When Your Career Becomes Your Personality: The Silent Struggle
At some point in your professional journey, you might encounter a simple question like "So, who are you?" and find yourself instinctively responding with your job title. Instead of describing yourself as a curious individual, an avid reader, a supportive friend, or someone with everyday quirks, you simply state: I'm a consultant, I'm a creative, I'm a founder, I'm a manager. This realization often strikes suddenly—your career has transformed from something you do into something you are. This phenomenon isn't about ambition; it's about fusion, and it brings exhaustion that many people rarely discuss openly.
The Quiet Danger of Work-as-Identity
When your identity becomes intricately tied to being competent at work, other aspects of life begin to feel optional. Rest becomes something you must earn rather than a necessity. Failure feels catastrophic instead of constructive feedback. Criticism feels deeply personal even when it's professional. When things go wrong at work, you don't merely lose confidence—you lose your footing entirely. If work forms the core of who you are, what happens when you're no longer excellent, relevant, or chosen? This fear often disguises itself as drive, as caring deeply, or as not knowing who you'd be without your career. Underneath, however, lies a profound fear not of failing but of disappearing altogether.

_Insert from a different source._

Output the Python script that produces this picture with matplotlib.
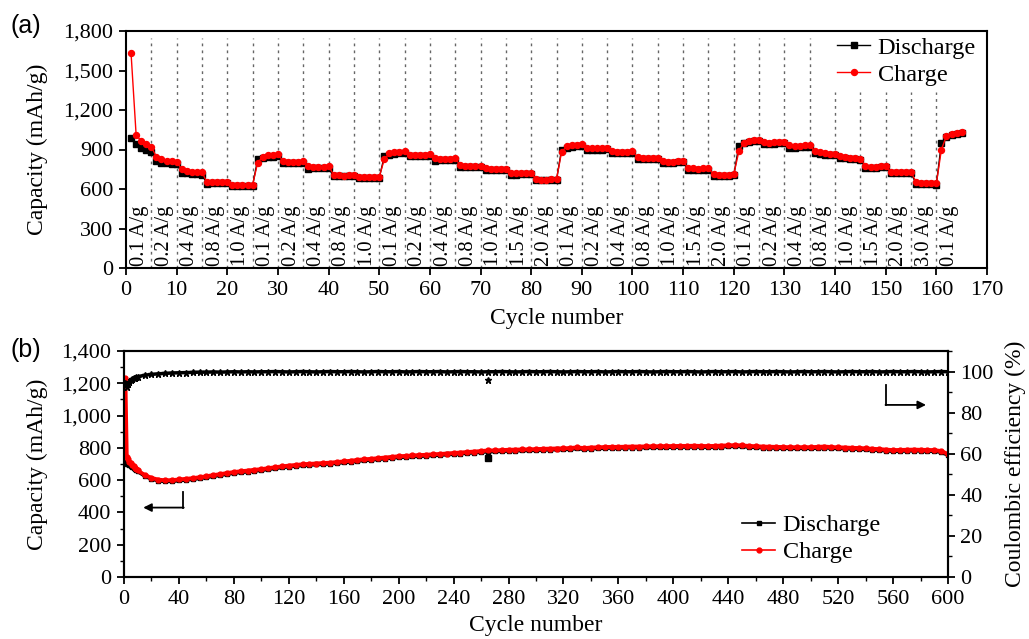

Understanding the Psychology Behind Work-as-Identity
This pattern rarely begins with ambition, greed, or even excessive love for your job. It typically starts earlier and quieter, often rooted in childhood experiences where love and approval came with conditions. Many of us learned from a young age that we needed to be impressive, useful, and non-difficult to feel safe and valued. Our nervous systems internalized these lessons, creating wiring that associates approval with achievement. Adulthood then provides a shinier stage for this pattern, with work becoming the new proving ground. The workplace rewards the very behaviors we were trained to exhibit: performance, delivery, and achievement. Raises bring relief, praise feels like oxygen, and promotions confirm that we're still okay, worthy, and allowed to occupy space. Yet beneath this success whispers a troubling thought: If I stop succeeding, something bad will happen. This isn't genuine motivation—it's fear dressed in professional attire.
The Hidden Parts Behind Productivity
From an Internal Family Systems perspective, over-identification with work often stems from protector parts—aspects of ourselves that learned competence and busyness were the safest ways to exist. These parts keep us sharp, useful, and constantly moving to avoid confronting deeper emotions. They likely served a protective function during challenging times, perhaps in environments where emotions weren't welcome, where being impressive was the only path to recognition, or where rest was mistaken for laziness and vulnerability was punished. Years later, these same parts struggle to stand down, treating rest as danger, intimacy as exposure, and stillness as a setup for failure. Curiosity feels unsafe, and play seems irresponsible because if you stop producing, who are you?
Cultural Contributions to the Problem
Our cultural context significantly exacerbates this issue. We live in a society that introduces people by their job titles, asks "What do you do?" before "How are you?" and equates productivity with virtue and busyness with importance. Capitalism doesn't merely seek your labor—it encourages wrapping your identity around it. When layoffs occur, industries shift, or burnout emerges, the damage extends beyond financial concerns to existential crises. If your sense of self is built on output, what happens when that output ceases? People spiral not because they lost a job but because they lost the narrative explaining their worth. Work-as-identity feels stable during successful periods but rests on a brittle foundation that cracks under pressure.
The Liberating Exercise of Imagining an End
A counterintuitive yet effective exercise involves imagining the realistic end of your career—not dramatically, but practically. Consider that one day you won't be the sharpest person in the room, your role will change, and people won't introduce you as they once did. Life will continue regardless. This isn't pessimism but grounding realism. Mentally walking through this future softens fear's grip, helping you recognize that the version of you without professional titles remains alive, human, and worthy. Your career ending doesn't mean your life ends—it's merely a chapter closing.
Rebuilding an Identity That Can Breathe
To reclaim your identity, begin intentionally separating who you are from what you do. Implement these strategies gradually but consistently:
- Discuss your values more frequently than your professional wins
- Invest in relationships that value you beyond your résumé
- Deliberately engage in activities you're not good at
- Manage your life as a long-term project rather than a single role
You don't need to abandon ambition—simply prevent it from carrying your entire sense of self. When your career becomes your whole personality, you constantly audition for your own worth, which is no sustainable way to live. Your job can matter deeply without being everything. Your work can be meaningful without defining your identity. You can pursue excellence while embracing your authentic self, imperfections included. Care about your career, but ensure it isn't the only thing that knows your name.